Por: Rodrigo Fonseca | Especial para o Correio da Manhã

Mulher-Maravilha em muitos quadrados

Enquanto o mercado editorial se aquece com foco nas aventuras antissexistas da Princesa das Amazonas, a TV aberta brasileira tem um encontro marcado, esta noite com a mais aclamada das super-heroínas sendo vivida pelaisraelense Gal Gadot | Foto: Divulgação

Em pleno apagar das luzes de 2023, a Panini Comics anunciou a publicação de um tijolaço com a saga de reinvenção da Mulher-Maravilha escrita por George Pérez (1954-2022), quadrinista nova-iorquino de origem porto-riquenha que reinventou a personagem - e outros tantos - com sua mirada antissexista. Para janeiro, a editora promete o lançamento do especial "Evolução", no qual a heroína combate alienígenas, num jogo mortífero, idealizada por uma equipe de artistas que reúne Mike Hawthorne, Stefano Raffaele e Stephanie Phillips.

Está marcada para março a chegada ao Brasil de "A Saga da Mulher-Maravilha", que revê tramas revolucionárias escritas e desenhadas por John Byrne (de "Tropa Alfa").

Mas enquanto o mercado editorial se aquece com foco nas aventuras antissexistas da Princesa das Amazonas, a TV aberta brasileira tem um encontro marcado, esta noite, às 22h25, na grade da Globo, com a mais aclamada das super-heroínas.

Logo após a novela "Terra e Paixão, a emissora carioca exibe "Wonder Woman 1984", um dos títulos de maior destaque do primeiro ano da pandemia, 2020, que sofreu o impacto da covid-19 em suas plateias. Apesar disso, o Tempo refez a relevância da produção, que chega hoje ao canal de televisão de maior popularidade do país, em versão dublada. Flávia Saddy é a voz dela em versão brasileira.

Com uma bilheteria de US$ 169 milhões no currículo, "Mulher-Maravilha 1984" é uma finíssima alegoria política em sua reflexão sobre a gênese de figuras como Donald Trump: magnatas que encontram no exercício do Poder uma satisfação de sua libido de comando. Esse é o lugar simbólico ocupado pelo vilão Maxwell Lord, empresário que sempre se apresenta como uma estrela da TV e vai, minuto a minuto, depurando sua sordidez em prol de um projeto de controle, sem perder um quinhão de humanidade em sua relação com o filho. Na trama, ambientada na década de 1980, ele se apossa de um minério mágico, capaz de realizar as vontades alheias, roubando as forças e certas virtudes de quem atende, abrindo um desequilíbrio global que só a Princesa das Amazonas (Gal Gadot, uma piscina olímpica de carisma) pode deter. Todo o tempo, Diana arrasta um fardo em relação ao conceito de "verdade", em função de um erro que cometeu na infância, e Lord se põe diante dele como sendo alguém que traduz o oposto da veracidade, ao vender ilusões, ao apostar na mentira. A monumental atuação do chileno Pedro Pascal já garantiria à figura uma potência humanista tridimensional. Mas há na direção de Patty Jenkins - que também dirigiu o "Wonder Woman" original, de 2017, e volta mais requintada agora, em sua depuração formal - um esforço de se abrir diferentes dimensões de caráter e afeto em todos os personagens.

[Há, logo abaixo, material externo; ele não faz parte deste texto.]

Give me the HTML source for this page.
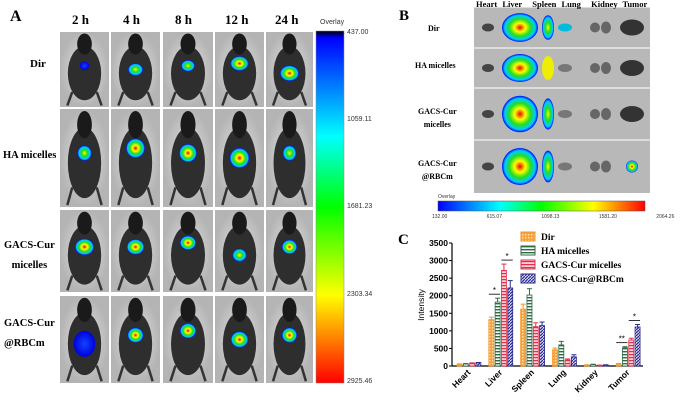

É um modo de fugir do maniqueísmo. numa marca (autoralíssima) da cineasta, ativa desde seu primeiro filme de sucesso: "Monster - Desejo Assassino" (2003), no qual sulca camadas que relativizam as ações mais nefastas de seus personagens. Mais do que construir uma instância alegórica a partir da realidade governamental dos EUA do trumpismo, Patty é feliz ainda numa revisão dos códigos da cartilha dos filmes de super-herói, numa explícita homenagem ao cult "Superman, O Filme" (1978), de Richard Donner, não apenas na trilha sonora de Hans Zimmer como nas sequências de Diana (alter ego da Mulher-Maravilha) aprendendo a voar. O terceiro ponto de excelência narrativa da supeprodução é o afinado diálogo do roteiro escritor por Patty, Dave Callaham e Geoff Johns com as HQs dos anos 1980. Naquela época, a editora DC Comics (a maior rival da Marvel na venda de gibis) revitalizou suas heroínas e heróis, realçando fraquezas de modo a atenuar seres antes celebrizados por seus poderes. Como espetáculo audiovisual, esta "parte dois" das aventuras de Diana tem uma altíssima voltagem de ação, numa montagem eletrizante, mas atenta a situações irônicas, como o divertido processo de reeducação de Steve Trevor (Chris Pine, em impecável atuação) desaparecido na I Guerra e resgatado em 1984, tendo que aprender como se vestir numa época em que pochete era moda.